You Probably Saw This Coming

The young basketball fanatic who serendipitously met the Goldman Sachs executive? That’s me. Brandon is my middle name. 

I had a successful career on Wall Street before transitioning to a manufacturing company where I gained operational experience building its apparel division, led key initiatives in environmental and social sustainability, and analyzed merger and acquisition opportunities.  My diverse perspective provided fertile ground to cultivate new innovations with the goal to scale the process I experienced firsthand. 

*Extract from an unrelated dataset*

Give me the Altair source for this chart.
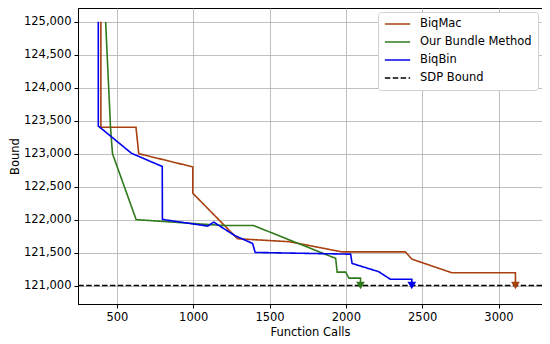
import altair as alt
import pandas as pd

series_names = ["BiqMac", "Our Bundle Method", "BiqBin", "SDP Bound"]
series_colors = ["#a8400f", "#2f7a1a", "#0000ee", "#000000"]

biqmac_x = [395, 395, 625, 643, 997, 997, 1290, 1630, 1975, 2390, 2433, 2693, 3111, 3111]
biqmac_y = [125000, 123400, 123400, 123000, 122800, 122400, 121710, 121665, 121510, 121510, 121400, 121195, 121195, 121000]

bundle_x = [426, 458, 471, 626, 1200, 1395, 1933, 1943, 1998, 2020, 2096, 2096]
bundle_y = [125000, 123400, 123000, 122000, 121910, 121910, 121412, 121203, 121203, 121112, 121112, 121000]

biqbin_x = [378, 378, 595, 797, 798, 1095, 1134, 1269, 1389, 1406, 2031, 2041, 2215, 2291, 2432, 2432]
biqbin_y = [125000, 123420, 123007, 122806, 122003, 121902, 121962, 121762, 121638, 121502, 121476, 121335, 121210, 121096, 121096, 121000]

sdp_bound = 121000

x_ticks = [500, 1000, 1500, 2000, 2500, 3000]
y_ticks = [121000, 121500, 122000, 122500, 123000, 123500, 124000, 124500, 125000]

rows = []
for name, xs, ys in [("BiqMac", biqmac_x, biqmac_y),
                     ("Our Bundle Method", bundle_x, bundle_y),
                     ("BiqBin", biqbin_x, biqbin_y)]:
    for i, (xv, yv) in enumerate(zip(xs, ys)):
        rows.append({"series": name, "x": xv, "y": yv, "order": i})
lines_df = pd.DataFrame(rows)

end_df = pd.DataFrame([
    {"series": "BiqMac", "x": biqmac_x[-1], "y": biqmac_y[-1]},
    {"series": "Our Bundle Method", "x": bundle_x[-1], "y": bundle_y[-1]},
    {"series": "BiqBin", "x": biqbin_x[-1], "y": biqbin_y[-1]},
])
sdp_df = pd.DataFrame([{"series": "SDP Bound", "y": sdp_bound}])

FONT = "DejaVu Sans"
FS = 11.5

xscale = alt.Scale(domain=[245, 3285], nice=False, zero=False)
yscale = alt.Scale(domain=[120720, 125210], nice=False, zero=False)
color_scale = alt.Scale(domain=series_names, range=series_colors)
dash_scale = alt.Scale(domain=series_names, range=[[1, 0], [1, 0], [1, 0], [5.5, 2.4]])

legend = alt.Legend(
    title=None, orient="none", legendX=300, legendY=4,
    symbolType="stroke", symbolSize=640, symbolStrokeWidth=1.6,
    labelFont=FONT, labelFontSize=FS, labelColor="#000000",
    labelOffset=9, rowPadding=6, padding=6, clipHeight=12,
    strokeColor="#d0d0d0", fillColor="#ffffff", cornerRadius=3,
)

xaxis = alt.Axis(values=x_ticks, format="d", title="Function Calls",
                 titlePadding=4, labelOverlap=False)
yaxis = alt.Axis(values=y_ticks, format=",d", title="Bound", labelOverlap=False,
                 tickCount=9, titleX=-69, titleBaseline="top", titleAngle=-90)

lines = alt.Chart(lines_df).mark_line(strokeWidth=1.6).encode(
    x=alt.X("x:Q", scale=xscale, axis=xaxis),
    y=alt.Y("y:Q", scale=yscale, axis=yaxis),
    color=alt.Color("series:N", scale=color_scale, legend=legend),
    strokeDash=alt.StrokeDash("series:N", scale=dash_scale, legend=legend),
    order="order:Q",
    detail="series:N",
)

rule = alt.Chart(sdp_df).mark_rule(strokeWidth=1.6).encode(
    y=alt.Y("y:Q", scale=yscale, axis=yaxis),
    color=alt.Color("series:N", scale=color_scale, legend=legend),
    strokeDash=alt.StrokeDash("series:N", scale=dash_scale, legend=legend),
)

markers = alt.Chart(end_df).mark_point(shape="triangle-down", filled=True, size=75, opacity=1).encode(
    x=alt.X("x:Q", scale=xscale, axis=xaxis),
    y=alt.Y("y:Q", scale=yscale, axis=yaxis),
    color=alt.Color("series:N", scale=color_scale, legend=None),
)

chart = alt.layer(lines, rule, markers).properties(
    width=464, height=296,
    autosize=alt.AutoSizeParams(type="none"),
    padding={"left": 70, "top": 0, "right": 0, "bottom": 34},
).configure_view(
    stroke="#000000", strokeWidth=1,
).configure_axis(
    labelFont=FONT, labelFontSize=FS, labelColor="#000000",
    titleFont=FONT, titleFontSize=FS, titleColor="#000000", titleFontWeight="normal",
    gridColor="#b0b0b0", gridWidth=0.8, gridOpacity=1,
    domainColor="#000000", domainWidth=1,
    tickColor="#000000", tickSize=4, tickWidth=1,
    labelPadding=3,
)

chart.save("out.html", embed_options={"renderer": "svg", "actions": False})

It’s bittersweet. On the one hand, I’m very grateful to the programs and individuals that increased my awareness of, access to, and preparedness for the very rich experiences that have shaped my professional life thus far. As a result, my team and I are working diligently to bridge the gap that exists between the current generation of underrepresented students of color and the demands of the 21st century economy.  It’s a hard problem to solve. It’s worth solving, and we’re happy to have the support from the Bill & Melinda Gates Foundation. 

As educators, we simply cannot leave these stories like mine up to serendipitous encounters. Doing so would be irresponsible. The solution must be multi-faceted, embrace nuance, and be grounded in the root of the problem: Lack of background knowledge. 

Combined with a scalable but empathetic approach that delivers enhanced curriculum, personalized mentorship, and experiential learning opportunities, we will achieve our goal of better facilitating tens of thousands of career pathways for those that need it most.